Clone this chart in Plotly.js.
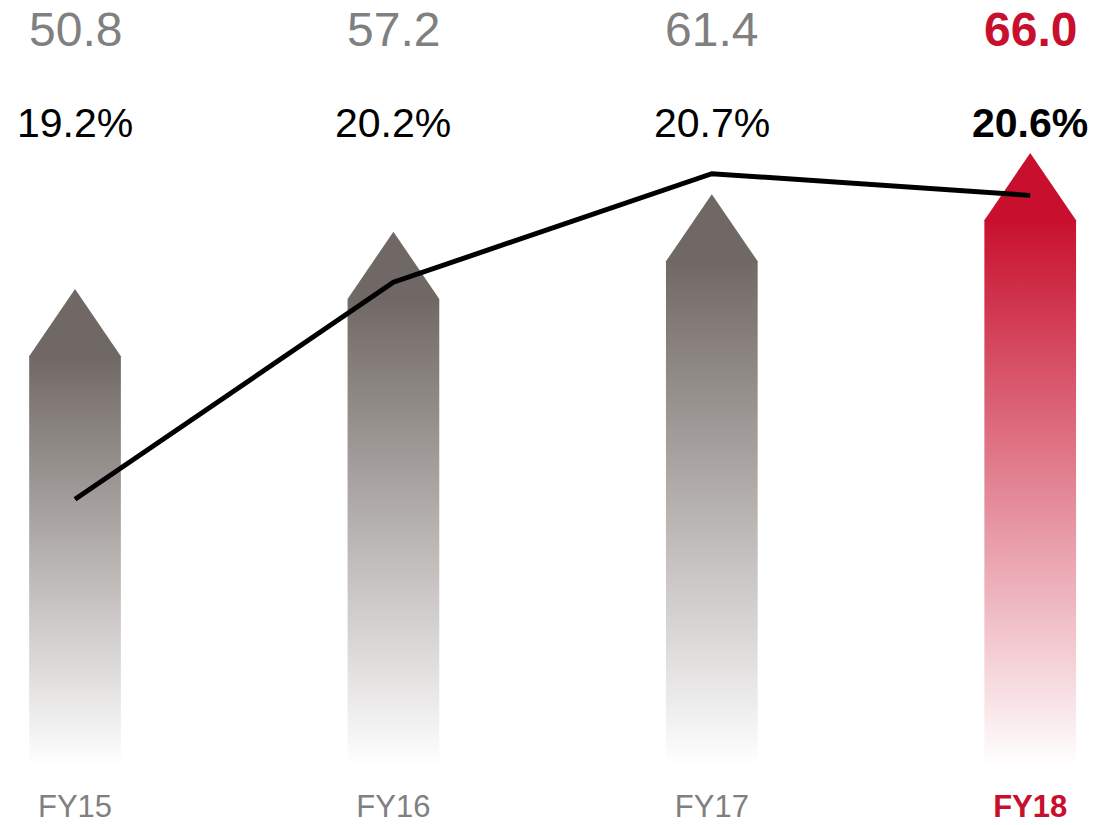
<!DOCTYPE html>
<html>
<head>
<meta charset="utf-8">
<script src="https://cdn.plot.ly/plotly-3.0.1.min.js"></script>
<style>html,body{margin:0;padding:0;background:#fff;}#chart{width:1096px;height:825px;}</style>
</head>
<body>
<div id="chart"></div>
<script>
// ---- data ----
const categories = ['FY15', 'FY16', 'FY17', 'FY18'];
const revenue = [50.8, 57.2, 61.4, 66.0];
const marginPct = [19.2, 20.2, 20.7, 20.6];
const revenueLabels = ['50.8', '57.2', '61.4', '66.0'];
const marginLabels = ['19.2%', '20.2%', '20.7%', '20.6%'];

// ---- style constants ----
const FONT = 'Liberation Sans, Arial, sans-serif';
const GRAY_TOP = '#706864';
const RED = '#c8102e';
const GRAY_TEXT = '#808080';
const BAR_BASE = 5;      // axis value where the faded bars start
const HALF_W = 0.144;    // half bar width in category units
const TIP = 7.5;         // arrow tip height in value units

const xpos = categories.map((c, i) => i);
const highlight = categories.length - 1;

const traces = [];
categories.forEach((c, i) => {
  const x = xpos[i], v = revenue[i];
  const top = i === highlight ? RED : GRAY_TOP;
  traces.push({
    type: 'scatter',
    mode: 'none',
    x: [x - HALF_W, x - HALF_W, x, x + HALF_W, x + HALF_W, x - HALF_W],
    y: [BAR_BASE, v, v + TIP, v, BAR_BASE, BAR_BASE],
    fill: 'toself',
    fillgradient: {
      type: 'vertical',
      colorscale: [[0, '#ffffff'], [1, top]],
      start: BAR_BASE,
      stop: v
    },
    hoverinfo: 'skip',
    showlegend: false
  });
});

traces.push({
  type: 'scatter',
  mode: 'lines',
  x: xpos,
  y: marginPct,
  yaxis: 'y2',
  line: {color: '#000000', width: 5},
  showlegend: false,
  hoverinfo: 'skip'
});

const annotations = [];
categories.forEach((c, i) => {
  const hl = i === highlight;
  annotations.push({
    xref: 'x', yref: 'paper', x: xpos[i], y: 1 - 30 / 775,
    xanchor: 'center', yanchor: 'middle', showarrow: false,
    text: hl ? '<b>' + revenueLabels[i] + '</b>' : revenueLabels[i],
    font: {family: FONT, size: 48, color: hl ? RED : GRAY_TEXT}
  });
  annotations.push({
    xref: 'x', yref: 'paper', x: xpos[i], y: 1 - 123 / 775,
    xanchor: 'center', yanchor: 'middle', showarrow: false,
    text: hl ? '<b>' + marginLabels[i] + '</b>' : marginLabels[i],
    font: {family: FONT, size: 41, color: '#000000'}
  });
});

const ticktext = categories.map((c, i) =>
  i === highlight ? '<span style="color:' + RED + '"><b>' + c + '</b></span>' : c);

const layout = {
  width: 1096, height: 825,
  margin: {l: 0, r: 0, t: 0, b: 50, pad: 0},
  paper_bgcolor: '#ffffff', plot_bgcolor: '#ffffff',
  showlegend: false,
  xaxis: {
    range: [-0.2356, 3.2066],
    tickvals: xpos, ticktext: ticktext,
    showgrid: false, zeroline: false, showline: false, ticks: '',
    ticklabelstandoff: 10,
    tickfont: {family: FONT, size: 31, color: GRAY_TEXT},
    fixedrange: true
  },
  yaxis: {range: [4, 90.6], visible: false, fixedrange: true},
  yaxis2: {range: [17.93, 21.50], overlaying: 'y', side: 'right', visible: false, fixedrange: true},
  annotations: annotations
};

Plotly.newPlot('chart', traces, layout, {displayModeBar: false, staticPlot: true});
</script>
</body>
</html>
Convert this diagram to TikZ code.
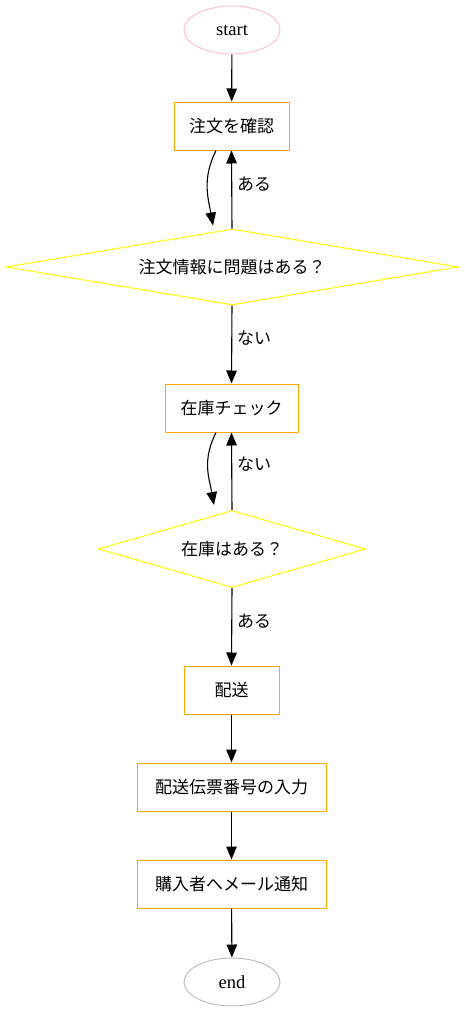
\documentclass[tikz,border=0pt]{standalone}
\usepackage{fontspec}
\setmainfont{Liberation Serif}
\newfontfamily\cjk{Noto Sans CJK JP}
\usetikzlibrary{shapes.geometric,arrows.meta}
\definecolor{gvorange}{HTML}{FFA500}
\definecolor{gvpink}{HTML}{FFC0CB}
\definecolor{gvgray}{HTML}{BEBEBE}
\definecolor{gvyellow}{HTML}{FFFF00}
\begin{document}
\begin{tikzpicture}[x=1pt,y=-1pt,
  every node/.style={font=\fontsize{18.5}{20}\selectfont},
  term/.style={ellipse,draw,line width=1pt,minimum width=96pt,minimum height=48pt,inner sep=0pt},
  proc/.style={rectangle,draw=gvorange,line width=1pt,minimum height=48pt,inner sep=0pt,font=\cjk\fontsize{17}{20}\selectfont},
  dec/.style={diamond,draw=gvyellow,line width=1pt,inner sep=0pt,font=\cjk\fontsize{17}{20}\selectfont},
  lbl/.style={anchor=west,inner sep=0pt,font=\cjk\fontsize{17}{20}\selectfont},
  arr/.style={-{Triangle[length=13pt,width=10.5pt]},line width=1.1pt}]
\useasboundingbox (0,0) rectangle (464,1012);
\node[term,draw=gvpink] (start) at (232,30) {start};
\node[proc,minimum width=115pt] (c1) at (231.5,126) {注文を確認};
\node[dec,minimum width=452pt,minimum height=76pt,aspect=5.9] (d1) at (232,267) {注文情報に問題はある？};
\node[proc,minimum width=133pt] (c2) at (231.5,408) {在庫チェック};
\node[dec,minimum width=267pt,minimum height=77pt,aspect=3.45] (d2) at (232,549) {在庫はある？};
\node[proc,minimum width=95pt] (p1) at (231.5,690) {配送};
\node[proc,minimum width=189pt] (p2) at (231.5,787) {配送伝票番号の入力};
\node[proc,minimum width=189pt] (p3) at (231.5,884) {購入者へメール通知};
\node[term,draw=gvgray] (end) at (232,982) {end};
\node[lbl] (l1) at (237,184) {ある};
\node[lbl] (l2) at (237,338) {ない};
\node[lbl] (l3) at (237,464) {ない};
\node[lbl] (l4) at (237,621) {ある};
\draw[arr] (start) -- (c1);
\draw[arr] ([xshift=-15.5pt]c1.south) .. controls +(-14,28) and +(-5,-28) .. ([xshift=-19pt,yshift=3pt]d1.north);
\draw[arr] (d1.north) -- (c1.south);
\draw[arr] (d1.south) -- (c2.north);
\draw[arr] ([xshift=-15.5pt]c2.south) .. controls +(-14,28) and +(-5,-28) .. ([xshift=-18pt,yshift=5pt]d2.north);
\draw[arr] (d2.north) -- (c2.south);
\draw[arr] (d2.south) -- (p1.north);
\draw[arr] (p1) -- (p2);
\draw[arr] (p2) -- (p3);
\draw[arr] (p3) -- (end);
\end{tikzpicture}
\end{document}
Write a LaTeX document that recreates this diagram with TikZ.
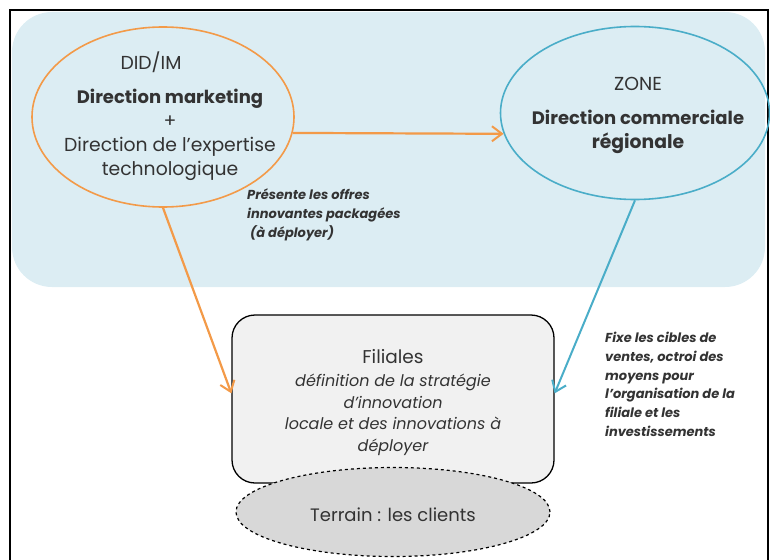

● ● ●

● THE TASK: In the material above, find each line that contains the word "diagram", and select it.

● TASK OUTPUT:
Convert this diagram to TikZ code.
Write a LaTeX document that recreates this diagram with TikZ.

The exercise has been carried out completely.